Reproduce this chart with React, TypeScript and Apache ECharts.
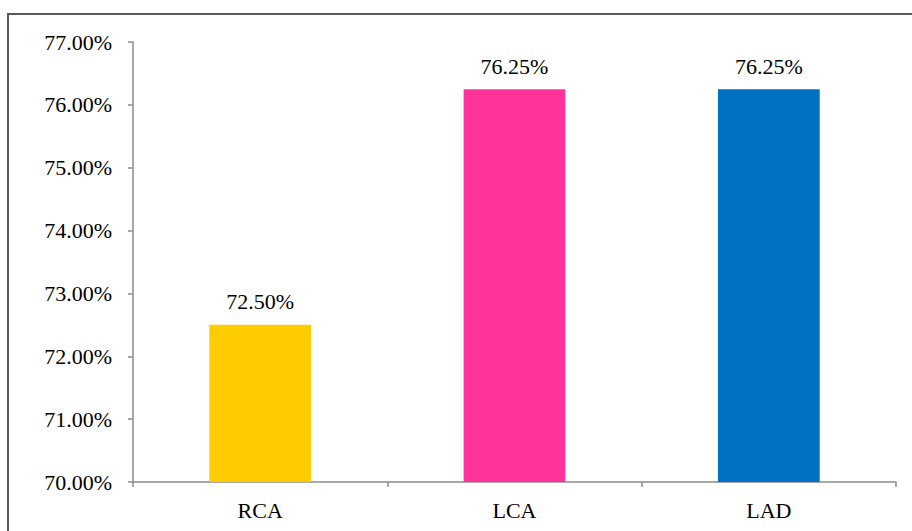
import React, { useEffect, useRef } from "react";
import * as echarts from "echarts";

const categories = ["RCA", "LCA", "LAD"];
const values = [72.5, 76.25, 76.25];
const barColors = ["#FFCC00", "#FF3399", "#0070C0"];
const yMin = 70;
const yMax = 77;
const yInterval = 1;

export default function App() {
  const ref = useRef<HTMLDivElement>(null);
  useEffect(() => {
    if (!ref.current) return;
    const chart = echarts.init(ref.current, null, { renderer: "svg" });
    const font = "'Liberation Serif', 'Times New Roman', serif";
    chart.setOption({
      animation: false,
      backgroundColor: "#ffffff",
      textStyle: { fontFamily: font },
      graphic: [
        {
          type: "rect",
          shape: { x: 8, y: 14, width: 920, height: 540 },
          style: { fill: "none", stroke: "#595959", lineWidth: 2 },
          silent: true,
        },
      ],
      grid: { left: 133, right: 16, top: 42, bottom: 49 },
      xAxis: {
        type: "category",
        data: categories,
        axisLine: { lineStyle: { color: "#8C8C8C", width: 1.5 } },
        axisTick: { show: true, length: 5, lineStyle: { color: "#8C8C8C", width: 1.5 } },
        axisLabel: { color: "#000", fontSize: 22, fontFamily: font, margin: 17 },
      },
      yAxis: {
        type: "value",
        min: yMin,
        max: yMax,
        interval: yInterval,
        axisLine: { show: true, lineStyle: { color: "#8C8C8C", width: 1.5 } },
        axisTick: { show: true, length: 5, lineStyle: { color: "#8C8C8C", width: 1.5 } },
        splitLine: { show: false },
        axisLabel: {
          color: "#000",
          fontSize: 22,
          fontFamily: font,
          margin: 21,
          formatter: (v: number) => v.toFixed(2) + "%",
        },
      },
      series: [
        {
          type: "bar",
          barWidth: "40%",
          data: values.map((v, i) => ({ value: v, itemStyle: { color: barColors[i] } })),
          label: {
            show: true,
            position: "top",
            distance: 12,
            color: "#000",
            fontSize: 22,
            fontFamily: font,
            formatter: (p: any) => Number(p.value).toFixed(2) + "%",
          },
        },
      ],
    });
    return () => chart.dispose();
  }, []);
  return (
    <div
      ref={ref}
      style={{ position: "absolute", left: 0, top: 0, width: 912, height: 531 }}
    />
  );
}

____________________

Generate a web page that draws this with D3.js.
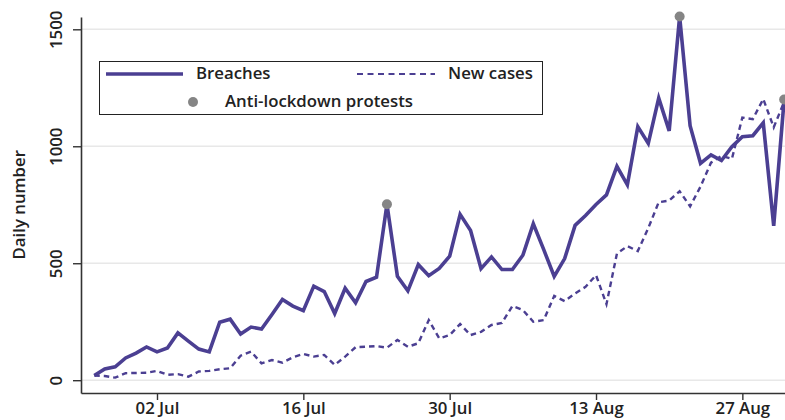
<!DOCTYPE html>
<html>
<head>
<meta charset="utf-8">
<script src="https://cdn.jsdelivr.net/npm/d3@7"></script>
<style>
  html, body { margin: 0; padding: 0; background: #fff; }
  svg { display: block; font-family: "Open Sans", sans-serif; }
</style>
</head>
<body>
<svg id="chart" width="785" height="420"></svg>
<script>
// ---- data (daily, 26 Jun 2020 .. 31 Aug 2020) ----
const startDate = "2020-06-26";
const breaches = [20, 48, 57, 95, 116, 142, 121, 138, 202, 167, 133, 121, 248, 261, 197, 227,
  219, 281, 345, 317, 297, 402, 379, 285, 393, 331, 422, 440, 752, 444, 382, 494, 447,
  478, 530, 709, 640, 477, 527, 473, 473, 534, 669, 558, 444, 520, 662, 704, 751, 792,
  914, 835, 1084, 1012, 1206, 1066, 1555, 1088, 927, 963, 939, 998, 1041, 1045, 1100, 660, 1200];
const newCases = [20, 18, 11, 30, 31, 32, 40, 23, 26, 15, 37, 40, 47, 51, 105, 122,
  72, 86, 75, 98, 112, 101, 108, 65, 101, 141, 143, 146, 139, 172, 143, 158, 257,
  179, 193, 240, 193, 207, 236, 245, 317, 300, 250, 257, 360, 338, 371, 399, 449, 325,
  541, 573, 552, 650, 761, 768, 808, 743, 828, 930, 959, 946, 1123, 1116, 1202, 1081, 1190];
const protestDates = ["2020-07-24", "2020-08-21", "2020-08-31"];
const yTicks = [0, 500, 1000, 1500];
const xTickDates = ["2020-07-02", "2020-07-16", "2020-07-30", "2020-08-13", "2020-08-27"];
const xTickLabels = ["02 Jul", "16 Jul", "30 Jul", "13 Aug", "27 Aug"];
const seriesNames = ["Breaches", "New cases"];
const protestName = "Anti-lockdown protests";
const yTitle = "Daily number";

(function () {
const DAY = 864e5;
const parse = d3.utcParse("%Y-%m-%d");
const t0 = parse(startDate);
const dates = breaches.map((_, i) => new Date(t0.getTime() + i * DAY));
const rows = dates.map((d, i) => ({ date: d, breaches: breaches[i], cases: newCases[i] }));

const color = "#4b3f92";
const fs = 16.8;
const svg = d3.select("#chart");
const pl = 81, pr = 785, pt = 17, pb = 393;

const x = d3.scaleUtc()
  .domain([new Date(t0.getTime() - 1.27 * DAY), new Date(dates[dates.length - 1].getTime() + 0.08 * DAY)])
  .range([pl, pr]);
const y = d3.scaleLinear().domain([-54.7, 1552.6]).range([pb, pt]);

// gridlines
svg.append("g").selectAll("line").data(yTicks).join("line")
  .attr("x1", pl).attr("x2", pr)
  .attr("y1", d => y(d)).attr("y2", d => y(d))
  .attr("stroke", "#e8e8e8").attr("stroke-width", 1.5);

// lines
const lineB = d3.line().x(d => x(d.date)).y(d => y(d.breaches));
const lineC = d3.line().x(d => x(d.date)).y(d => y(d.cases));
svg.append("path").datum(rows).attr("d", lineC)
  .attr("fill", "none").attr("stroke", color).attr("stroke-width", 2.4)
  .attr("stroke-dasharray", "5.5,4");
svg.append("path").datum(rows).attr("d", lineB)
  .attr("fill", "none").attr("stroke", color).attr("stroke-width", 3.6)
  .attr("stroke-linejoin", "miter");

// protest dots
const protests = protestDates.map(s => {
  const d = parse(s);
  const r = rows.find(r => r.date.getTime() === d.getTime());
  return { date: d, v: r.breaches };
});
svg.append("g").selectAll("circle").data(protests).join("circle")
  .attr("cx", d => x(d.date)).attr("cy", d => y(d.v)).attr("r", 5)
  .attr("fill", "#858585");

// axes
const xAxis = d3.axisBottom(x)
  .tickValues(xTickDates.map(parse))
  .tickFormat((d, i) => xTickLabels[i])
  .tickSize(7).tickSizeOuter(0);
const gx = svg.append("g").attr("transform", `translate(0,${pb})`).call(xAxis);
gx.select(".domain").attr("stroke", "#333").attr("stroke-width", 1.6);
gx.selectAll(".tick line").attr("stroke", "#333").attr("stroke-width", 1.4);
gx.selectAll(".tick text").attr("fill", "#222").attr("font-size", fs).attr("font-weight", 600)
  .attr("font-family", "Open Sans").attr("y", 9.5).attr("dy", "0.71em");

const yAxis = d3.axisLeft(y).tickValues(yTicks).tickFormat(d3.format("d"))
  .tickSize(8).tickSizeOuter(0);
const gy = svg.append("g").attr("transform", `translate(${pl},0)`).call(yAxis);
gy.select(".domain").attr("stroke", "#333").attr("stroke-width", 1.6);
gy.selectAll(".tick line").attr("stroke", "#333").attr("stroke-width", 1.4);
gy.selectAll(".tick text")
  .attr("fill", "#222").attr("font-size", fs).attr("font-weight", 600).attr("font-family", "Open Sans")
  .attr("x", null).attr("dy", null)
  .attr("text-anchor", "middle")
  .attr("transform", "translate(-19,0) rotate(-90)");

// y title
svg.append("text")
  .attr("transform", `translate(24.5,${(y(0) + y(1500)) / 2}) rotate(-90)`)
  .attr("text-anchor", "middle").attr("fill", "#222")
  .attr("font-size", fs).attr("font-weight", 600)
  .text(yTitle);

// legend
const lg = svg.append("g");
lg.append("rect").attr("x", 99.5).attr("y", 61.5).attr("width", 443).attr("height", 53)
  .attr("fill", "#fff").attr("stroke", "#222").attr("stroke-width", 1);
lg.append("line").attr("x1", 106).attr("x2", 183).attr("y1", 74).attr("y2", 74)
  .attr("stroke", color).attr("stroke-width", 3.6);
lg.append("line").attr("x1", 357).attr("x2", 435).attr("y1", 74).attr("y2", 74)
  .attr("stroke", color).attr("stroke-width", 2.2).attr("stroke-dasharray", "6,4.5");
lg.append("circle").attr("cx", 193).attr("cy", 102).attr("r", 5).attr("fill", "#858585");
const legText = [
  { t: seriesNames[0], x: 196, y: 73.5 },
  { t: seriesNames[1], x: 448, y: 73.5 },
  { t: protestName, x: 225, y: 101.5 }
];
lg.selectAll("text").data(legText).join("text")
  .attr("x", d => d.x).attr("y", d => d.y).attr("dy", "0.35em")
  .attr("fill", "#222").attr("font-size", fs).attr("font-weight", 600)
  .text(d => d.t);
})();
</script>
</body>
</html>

____________________

Going back to the data above, write out everything from the line with "Reproduce this chart" down to the line with "const yInterval = 1;", both included, leaving every picture out.

Answer to the exercise:
Reproduce this chart with React, TypeScript and Apache ECharts.
import React, { useEffect, useRef } from "react";
import * as echarts from "echarts";

const categories = ["RCA", "LCA", "LAD"];
const values = [72.5, 76.25, 76.25];
const barColors = ["#FFCC00", "#FF3399", "#0070C0"];
const yMin = 70;
const yMax = 77;
const yInterval = 1;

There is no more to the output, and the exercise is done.